En Tunisie, je constate qu’à ce jour, les entreprises ne sont pas informatisées et ont un mal terrible à centraliser leurs données. Chaque département détient sa part d’informations. Vous voulez identifier les besoins d’un client et vous avez affaire à des versions différentes selon les départements. Ça veut dire quoi ? Nous allons au département comptabilité pour avoir des informations sur le client, au département ressources humaines, celui du marketing et également celui des finances.

En fait, il faut aller chercher la donnée du client auprès de cinq départements. Ce qui se passe est que dans une même entreprise, chaque département détient l’information et cloisonne ses données.

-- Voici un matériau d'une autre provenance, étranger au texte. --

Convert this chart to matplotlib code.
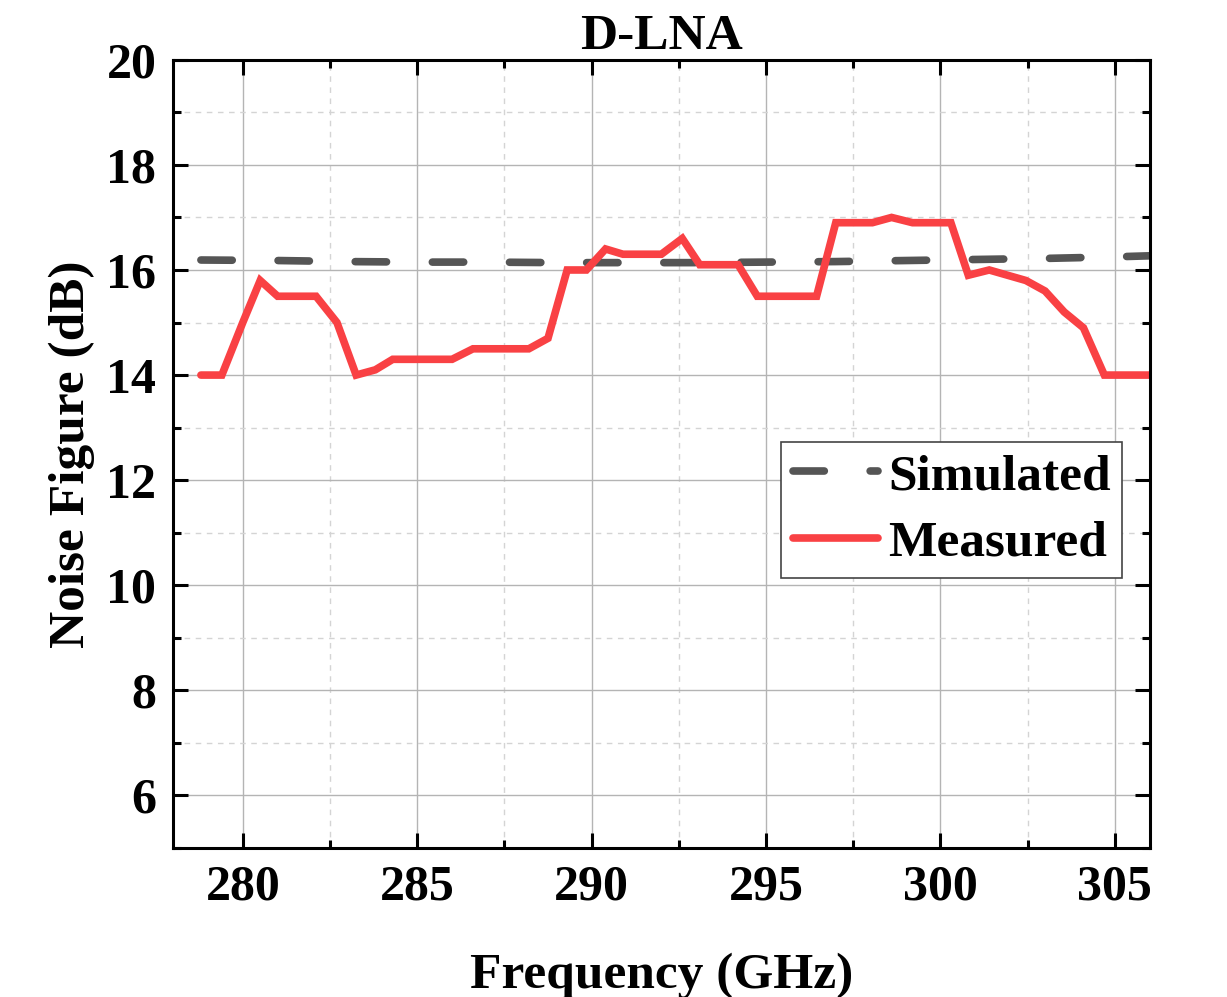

C’est dommage ! Le fait est que si on détient l’information et on ne l’exploite pas à bon escient, on rate le coche et notre compétitivité s’en ressent. Or, si on partage, c’est là qu’on fait de belles réalisations.

Quel rôle de l’intelligence artificielle dans les milieux éducationnels à l’international et comment on peut l’appliquer en Tunisie ?

A l’international il n’y a pas d’acteurs majeurs dans les systèmes d’information éducationnels, et c’est pour cela que je pense que c’est une chance et une opportunité pour la Tunisie qui peut les développer. On parle du cas de CRM, on parle tout de suite de Sales-forces. Qand on dit logistique, c’est SEP ; finances, on dit Oracle. Mais dans l’éducation, il n’y a pas d’acteurs forts qui proposent des solutions complètes, donc il y a un marché à prendre, il y a un positionnement à occuper.

Une grande banque pourrait investir dans ce domaine ?

Une grande banque peut investir, c’est faisable, et aujourd’hui on peut employer les chômeurs en leur apprenant à numériser tout ce qu’on a comme données pour les mettre à disposition et construire des IA.  Sachant que si on peut construire de l’IA pour la Tunisie, cette IA peut être utilisée à l’international. Commençons par le prototype, commençons par nous, soyons égoïstes, créons une application pour la Tunisie, pour nous, et vous pouvez être certains que si on la développe, elle intéressera rapidement l’international.